Don’t get me wrong: the sofa will remain very much my friend. But if I can, there are things I want to do over the coming weeks that starting to wind down mentally won’t help with: getting back to the swimming pool and eating more fruit and veg being just a couple.

And if it all goes t*ts up and I end up knackered and in defeat in a few weeks? Then at least I tried. The first step: getting an earlyish night for my 6:45am back-to-work wakeup tomorrow. Sob.

Losing my feet; finding my voice

It’s happened: I’m at the stage that I always imagined when I pictured how pregnancy would be.

There’s a definite bump and it’s getting scarily bigger every day.
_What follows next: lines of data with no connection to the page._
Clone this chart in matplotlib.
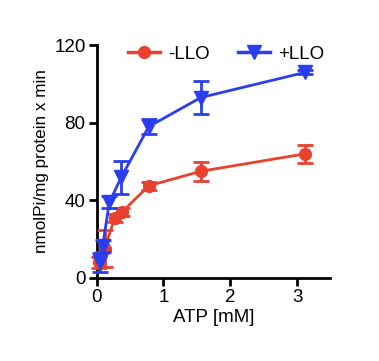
import matplotlib
matplotlib.use("Agg")
import matplotlib.pyplot as plt
from matplotlib.lines import Line2D

plt.rcParams['font.family'] = ['Liberation Sans', 'DejaVu Sans']

atp_minus = [0.04, 0.12, 0.27, 0.38, 0.78, 1.56, 3.125]
minus_llo = [8, 15, 31, 34, 47.5, 55, 64]
minus_err = [3, 9.6, 2, 2, 2, 5, 4.5]
atp_plus = [0.05, 0.09, 0.19, 0.37, 0.78, 1.56, 3.125]
plus_llo = [8, 16.5, 39, 52, 78, 93, 106]
plus_err = [5, 3, 3, 8.5, 4, 8.5, 1]

red = '#e8412f'
blue = '#2a3ef0'

fig = plt.figure(figsize=(3.79, 3.61), dpi=100)
ax = fig.add_axes([0.255, 0.23, 0.617, 0.645])

ax.errorbar(atp_minus, minus_llo, yerr=minus_err, color=red, marker='o', markersize=8.5,
            lw=2, elinewidth=2, capsize=6, capthick=2, clip_on=False, zorder=3)
ax.errorbar(atp_plus, plus_llo, yerr=plus_err, color=blue, marker='v', markersize=9.5,
            lw=2, elinewidth=2, capsize=6, capthick=2, clip_on=False, zorder=4)

ax.set_xlim(0, 3.5)
ax.set_ylim(0, 120)
ax.set_xticks([0, 1, 2, 3])
ax.set_yticks([0, 40, 80, 120])
for s in ['top', 'right']:
    ax.spines[s].set_visible(False)
for s in ['left', 'bottom']:
    ax.spines[s].set_linewidth(2)
ax.tick_params(width=2, length=6, labelsize=13.5, pad=2)
ax.set_xlabel('ATP [mM]', fontsize=13.5, labelpad=2)
ax.set_ylabel('nmolPi/mg protein x min', fontsize=12.3, labelpad=4)

handles = [Line2D([], [], color=red, marker='o', markersize=8.5, lw=2.5),
           Line2D([], [], color=blue, marker='v', markersize=9.5, lw=2.5)]
ax.legend(handles, ['-LLO', '+LLO'], ncol=2, frameon=False, fontsize=13.5, loc='center',
          bbox_to_anchor=(0.555, 0.962), handlelength=1.7, columnspacing=1.5, handletextpad=0.45)

fig.savefig('out.png', dpi=100)
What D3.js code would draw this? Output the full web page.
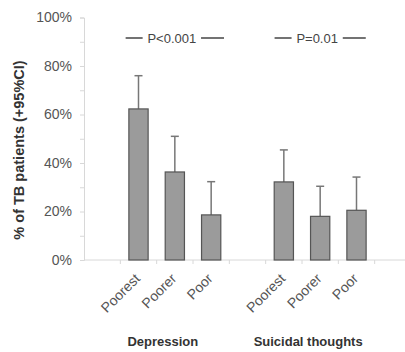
<!DOCTYPE html>
<html>
<head>
<meta charset="utf-8">
<script src="https://cdn.jsdelivr.net/npm/d3@7"></script>
<style>
  body { margin: 0; background: #fff; }
  text { font-family: "Liberation Sans", Arial, sans-serif; }
</style>
</head>
<body>
<svg id="chart" width="405" height="352"></svg>
<script>
// data
var groups = ["Depression", "Suicidal thoughts"]
var levels = ["Poorest", "Poorer", "Poor"]
var values = [[62.3, 36.3, 18.6], [32.2, 18.0, 20.5]]
var upper = [[76, 51, 32.3], [45.4, 30.4, 34.2]]
var pLabels = ["P<0.001", "P=0.01"]
var yTicks = [0, 20, 40, 60, 80, 100]

var dimensions = {
    width: 405,
    height: 352,
    margin: { top: 17.5, bottom: 92, left: 84, right: -6 }
}

var svg = d3.select("#chart")

// slots: blank, 3 bars, blank, 3 bars, blank
var slots = ["gap0"]
groups.forEach(function(g, gi) {
    levels.forEach(function(l) { slots.push(g + "|" + l) })
    slots.push("gap" + (gi + 1))
})

var xScale = d3.scaleBand()
    .domain(slots)
    .range([dimensions.margin.left, dimensions.width - dimensions.margin.right])
    .paddingInner(0.47)
    .paddingOuter(0.235)

var step = xScale.step()
var slotStart = function(k) { return xScale(k) - step * 0.235 }

var yScale = d3.scaleLinear()
    .domain([0, 100])
    .range([dimensions.height - dimensions.margin.bottom, dimensions.margin.top])

var y0 = yScale(0)

// y axis
var yAxis = d3.axisLeft(yScale)
    .tickValues(d3.range(0, 101, 10))
    .tickSize(4)
    .tickFormat(function(d) { return yTicks.indexOf(d) >= 0 ? d + "%" : "" })

var yg = svg.append("g")
    .attr("transform", "translate(" + dimensions.margin.left + ",0)")
    .call(yAxis)
yg.select(".domain").attr("stroke", "#d8d8d8")
yg.selectAll(".tick line").attr("stroke", "#d8d8d8")
yg.selectAll(".tick text")
    .attr("x", -12)
    .attr("fill", "#555")
    .style("font-size", "14px")

// x axis line and slot ticks
svg.append("line")
    .attr("x1", dimensions.margin.left)
    .attr("x2", dimensions.width)
    .attr("y1", y0).attr("y2", y0)
    .attr("stroke", "#d8d8d8")

svg.append("g").selectAll("line")
    .data(slots.slice(1))
    .enter().append("line")
    .attr("x1", d => slotStart(d))
    .attr("x2", d => slotStart(d))
    .attr("y1", y0).attr("y2", y0 + 4)
    .attr("stroke", "#d8d8d8")

// bars data
var rows = []
groups.forEach(function(g, gi) {
    levels.forEach(function(l, li) {
        rows.push({ key: g + "|" + l, level: l, v: values[gi][li], hi: upper[gi][li] })
    })
})

// error bars
var err = svg.append("g").attr("stroke", "#777").attr("stroke-width", 1.5)
err.selectAll(".stem").data(rows).enter().append("line")
    .attr("x1", d => xScale(d.key) + xScale.bandwidth() / 2)
    .attr("x2", d => xScale(d.key) + xScale.bandwidth() / 2)
    .attr("y1", d => yScale(d.v))
    .attr("y2", d => yScale(d.hi))
err.selectAll(".cap").data(rows).enter().append("line")
    .attr("x1", d => xScale(d.key) + xScale.bandwidth() / 2 - 4)
    .attr("x2", d => xScale(d.key) + xScale.bandwidth() / 2 + 4)
    .attr("y1", d => yScale(d.hi))
    .attr("y2", d => yScale(d.hi))

svg.append("g").selectAll("rect")
    .data(rows)
    .enter().append("rect")
    .attr("x", d => xScale(d.key))
    .attr("y", d => yScale(d.v))
    .attr("width", xScale.bandwidth())
    .attr("height", d => y0 - yScale(d.v))
    .attr("fill", "#9b9b9b")
    .attr("stroke", "#555")
    .attr("stroke-width", 1.2)

// category labels, rotated
svg.append("g").selectAll("text")
    .data(rows)
    .enter().append("text")
    .attr("transform", d => "translate(" + (xScale(d.key) + xScale.bandwidth() / 2 - 1) + "," + (y0 + 16) + ") rotate(-45)")
    .attr("text-anchor", "end")
    .attr("dy", "0.35em")
    .attr("fill", "#555")
    .style("font-size", "14px")
    .text(d => d.level)

// group labels
groups.forEach(function(g, gi) {
    var mid = xScale(g + "|" + levels[1]) + xScale.bandwidth() / 2
    svg.append("text")
        .attr("x", mid - 12)
        .attr("y", 346)
        .attr("text-anchor", "middle")
        .attr("fill", "#333")
        .style("font-size", "13px")
        .style("font-weight", "bold")
        .text(g)

    // p value with dashes
    var py = 38
    svg.append("text")
        .attr("x", mid - 3)
        .attr("y", py)
        .attr("dy", "0.35em")
        .attr("text-anchor", "middle")
        .attr("fill", "#444")
        .style("font-size", "13px")
        .text(pLabels[gi])
    var half = pLabels[gi].length * 3.6 + 4
    svg.append("line")
        .attr("x1", mid - 3 - half - 17).attr("x2", mid - 3 - half)
        .attr("y1", py).attr("y2", py)
        .attr("stroke", "#444").attr("stroke-width", 1.5)
    svg.append("line")
        .attr("x1", mid - 3 + half).attr("x2", mid - 3 + half + 23)
        .attr("y1", py).attr("y2", py)
        .attr("stroke", "#444").attr("stroke-width", 1.5)
})

// y axis title
svg.append("text")
    .attr("transform", "rotate(-90)")
    .attr("x", -150)
    .attr("y", 24)
    .attr("text-anchor", "middle")
    .attr("fill", "#333")
    .style("font-size", "14.5px")
    .style("font-weight", "bold")
    .text("% of TB patients (+95%CI)")
</script>
</body>
</html>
My maternity clothes actually fit like they’re supposed to and I’ve even had to beg and borrow some more (thanks Esme!)

Carrying around this undeniable sign that I’m pregnant all day, every day has been fascinating. To watch people’s sly glances at work from around 20 weeks while they were trying to figure out if I’d been eating too many office breakfasts or whether I was actually up the duff – to people’s little smiles now when they spot my nearly-28-week bump and realise that there’s a new little person in there.

It’s heart warming to know people do notice – and care. Especially given the long, tiring months of the first and second trimester in a brand new job feeling absolutely shocking but not being able to tell a soul.

Knowing that people are looking out for me has even made me patient with the repetitive Pregnancy Questions (PQs). Similar to the Wedding Questions (when’s the big day? What’s your colour scheme? Etc…), the PQs are predictable but well-meant. They often include the following: when are you due? Do you know if you’re having a girl or a boy? Have you had any cravings? I’m sure any of you currently or recently pregnant ladies will be able to reel off a load more.

I didn’t have a great deal of patience with the Wedding Questions, I have to be honest. Maybe it was the fact that we didn’t have a colour scheme – and no, I STILL hadn’t found a dress I liked. But the PQs I have much more time for, for some reason. Maybe answering them is some kind of payoff for the kindness of strangers? Maybe the hormones have got to me and I’ve developed a new level of saintly patience (given the grief my husband gets some days: unlikely)?

But I like the fact that I can open up to people I don’t really know and have an inconsequential chat with them – knowing that we’ll both come away from the conversation with a spring in our step.